<<<<
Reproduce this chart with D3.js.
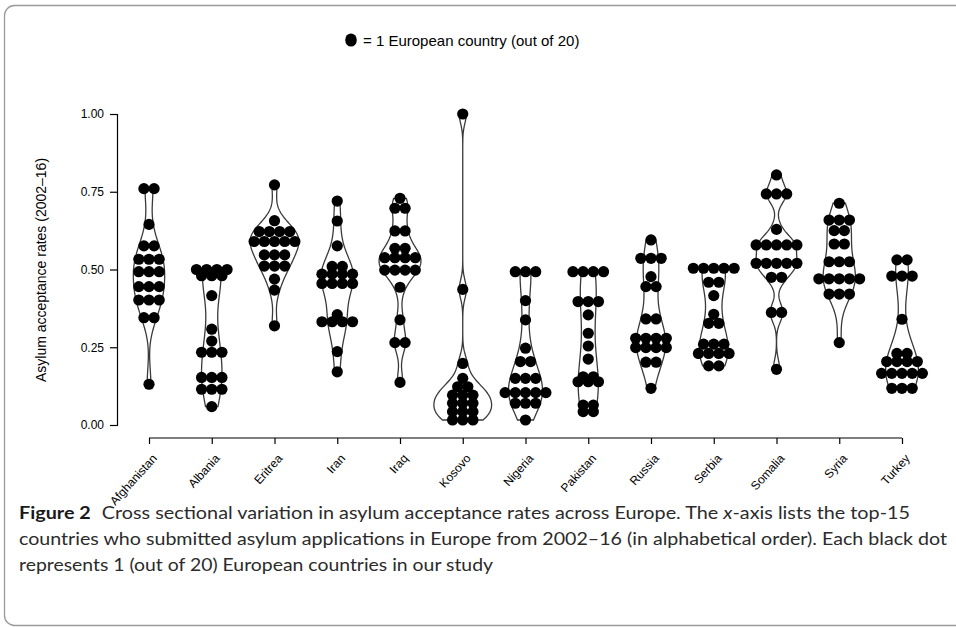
<!DOCTYPE html>
<html><head><meta charset="utf-8">
<script src="https://cdn.jsdelivr.net/npm/d3@7"></script>
<style>body{margin:0;background:#fff}svg{display:block}</style>
</head><body>
<svg id="chart" width="956" height="627"></svg>
<script>
const categories = ["Afghanistan","Albania","Eritrea","Iran","Iraq","Kosovo","Nigeria","Pakistan","Russia","Serbia","Somalia","Syria","Turkey"];
const afghanistan = [0.76,0.76,0.645,0.576,0.576,0.533,0.533,0.533,0.493,0.493,0.493,0.445,0.445,0.445,0.402,0.402,0.402,0.345,0.345,0.131];
const albania = [0.48,0.48,0.48,0.50,0.50,0.50,0.50,0.416,0.308,0.27,0.234,0.234,0.234,0.153,0.153,0.153,0.115,0.115,0.115,0.059];
const eritrea = [0.772,0.657,0.622,0.622,0.622,0.622,0.59,0.59,0.59,0.59,0.59,0.547,0.547,0.547,0.511,0.511,0.511,0.469,0.434,0.319];
const iran = [0.72,0.656,0.576,0.51,0.51,0.485,0.485,0.485,0.485,0.455,0.455,0.455,0.455,0.355,0.332,0.332,0.332,0.332,0.236,0.171];
const iraq = [0.729,0.697,0.697,0.624,0.624,0.568,0.568,0.538,0.538,0.538,0.538,0.498,0.498,0.498,0.498,0.443,0.338,0.265,0.265,0.137];
const kosovo = [1.0,0.436,0.198,0.15,0.123,0.123,0.096,0.096,0.096,0.07,0.07,0.07,0.043,0.043,0.043,0.016,0.016,0.016];
const nigeria = [0.493,0.493,0.493,0.4,0.338,0.247,0.204,0.204,0.15,0.15,0.15,0.104,0.104,0.104,0.104,0.104,0.07,0.07,0.07,0.016];
const pakistan = [0.493,0.493,0.493,0.493,0.397,0.397,0.397,0.354,0.295,0.254,0.212,0.155,0.155,0.139,0.139,0.139,0.064,0.064,0.043,0.043];
const russia = [0.595,0.536,0.536,0.536,0.477,0.445,0.445,0.341,0.341,0.279,0.279,0.279,0.279,0.249,0.249,0.249,0.249,0.202,0.202,0.118];
const serbia = [0.504,0.504,0.504,0.504,0.504,0.459,0.459,0.416,0.356,0.327,0.327,0.26,0.26,0.26,0.23,0.23,0.23,0.23,0.19,0.19];
const somalia = [0.804,0.743,0.743,0.743,0.629,0.579,0.579,0.579,0.579,0.579,0.52,0.52,0.52,0.52,0.52,0.475,0.475,0.362,0.362,0.179];
const syria = [0.713,0.659,0.659,0.659,0.625,0.625,0.582,0.582,0.525,0.525,0.525,0.47,0.47,0.47,0.47,0.47,0.421,0.421,0.421,0.265];
const turkey = [0.531,0.531,0.479,0.479,0.479,0.34,0.23,0.23,0.204,0.204,0.204,0.204,0.166,0.166,0.166,0.166,0.166,0.118,0.118,0.118];
const seriesValues = [afghanistan,albania,eritrea,iran,iraq,kosovo,nigeria,pakistan,russia,serbia,somalia,syria,turkey];
const yTicks = [0,0.25,0.5,0.75,1];

const svg = d3.select("#chart");
const FONT = "'Liberation Sans', Arial, Helvetica, sans-serif";

// frame
svg.append("rect").attr("x",4.5).attr("y",5.5).attr("width",1000).attr("height",620)
  .attr("rx",10).attr("fill","none").attr("stroke","#9a9a9a").attr("stroke-width",1.3);

const x = d3.scalePoint().domain(categories).range([149,902]);
const y = d3.scaleLinear().domain([0,1]).range([425,114]);
const step = x.step();

// KDE (gaussian, nrd0 bandwidth), trimmed to data range
function nrd0(v){
  const s = d3.deviation(v);
  const iqr = d3.quantile(v,0.75)-d3.quantile(v,0.25);
  let lo = Math.min(s, iqr/1.34);
  if(!(lo>0)) lo = s || Math.abs(v[0]) || 1;
  return 0.9*lo*Math.pow(v.length,-0.2);
}
const dens = seriesValues.map(v=>{
  const s = v.slice().sort(d3.ascending);
  const bw = nrd0(s);
  const lo = s[0], hi = s[s.length-1];
  const n = 200;
  return d3.range(n+1).map(i=>{
    const t = lo + (hi-lo)*i/n;
    const d = d3.mean(s, xi=>Math.exp(-0.5*((t-xi)/bw)**2))/(bw*Math.sqrt(2*Math.PI));
    return [t,d];
  });
});
const maxD = d3.max(dens, p=>d3.max(p, q=>q[1]));
const wScale = d3.scaleLinear().domain([0,maxD]).range([0, step*0.46]);

const gV = svg.append("g");
dens.forEach((pts,i)=>{
  const cx = x(categories[i]);
  const right = pts.map(p=>[cx+wScale(p[1]), y(p[0])]);
  const left = pts.slice().reverse().map(p=>[cx-wScale(p[1]), y(p[0])]);
  gV.append("path").attr("d", d3.line()(right.concat(left))+"Z")
    .attr("fill","none").attr("stroke","#3a3a3a").attr("stroke-width",1.3);
});

// dots (centered stacks)
const gD = svg.append("g");
const dotSp = 10.2, r = 5.6;
seriesValues.forEach((v,i)=>{
  const cx = x(categories[i]);
  d3.groups(v, d=>d).forEach(([val, arr])=>{
    arr.forEach((_,k)=>{
      gD.append("circle").attr("cx", cx + (k-(arr.length-1)/2)*dotSp).attr("cy", y(val))
        .attr("r", r).attr("fill","#000");
    });
  });
});

// y axis
const yAxis = svg.append("g").attr("transform","translate(117,0)")
  .call(d3.axisLeft(y).tickValues(yTicks).tickFormat(d3.format(".2f")).tickSizeOuter(0).tickSize(7).tickPadding(6));
yAxis.selectAll("path,line").attr("stroke","#000").attr("stroke-width",1.2);
yAxis.selectAll("text").attr("font-family",FONT).attr("font-size",12).attr("fill","#000");
svg.append("text").attr("transform","translate(46,270) rotate(-90)").attr("text-anchor","middle")
  .attr("font-family",FONT).attr("font-size",14).text("Asylum acceptance rates (2002–16)");

// x axis
const xAxis = svg.append("g").attr("transform","translate(0,438)")
  .call(d3.axisBottom(x).tickSizeOuter(0).tickSize(6));
xAxis.select("path").attr("d", `M${x.range()[0]},0H${x.range()[1]}`);
xAxis.selectAll("path,line").attr("stroke","#000").attr("stroke-width",1.2);
xAxis.selectAll("text").attr("font-family",FONT).attr("font-size",12).attr("fill","#000")
  .attr("text-anchor","end").attr("y",0).attr("dy","0.35em").attr("dx",0)
  .attr("transform","translate(5,18) rotate(-48)");

// legend
svg.append("ellipse").attr("cx",351).attr("cy",40).attr("rx",5.8).attr("ry",6.6).attr("fill","#000");
svg.append("text").attr("x",363).attr("y",45.5).attr("font-family",FONT).attr("font-size",15)
  .text("= 1 European country (out of 20)");

// caption
const CF = "Lato, 'Open Sans', sans-serif";
const c1 = svg.append("text").attr("x",19).attr("y",519).attr("font-family",CF).attr("font-size",16.5)
  .attr("fill","#2b2b2b").attr("textLength",891).attr("lengthAdjust","spacingAndGlyphs");
c1.append("tspan").attr("font-weight","bold").attr("fill","#1a1a1a").text("Figure 2");
c1.append("tspan").attr("dx",5).text(" Cross sectional variation in asylum acceptance rates across Europe. The ");
c1.append("tspan").attr("font-style","italic").text("x");
c1.append("tspan").text("-axis lists the top-15");
svg.append("text").attr("x",19).attr("y",545).attr("font-family",CF).attr("font-size",16.5)
  .attr("fill","#2b2b2b").attr("textLength",928).attr("lengthAdjust","spacingAndGlyphs")
  .text("countries who submitted asylum applications in Europe from 2002–16 (in alphabetical order). Each black dot");
svg.append("text").attr("x",19).attr("y",571).attr("font-family",CF).attr("font-size",16.5)
  .attr("fill","#2b2b2b").attr("textLength",474).attr("lengthAdjust","spacingAndGlyphs")
  .text("represents 1 (out of 20) European countries in our study");
</script>
</body></html>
>>>>
» Task requirements: Tally the lines of the listing that include "chart". Reply with nothing but the count.

» Response: 3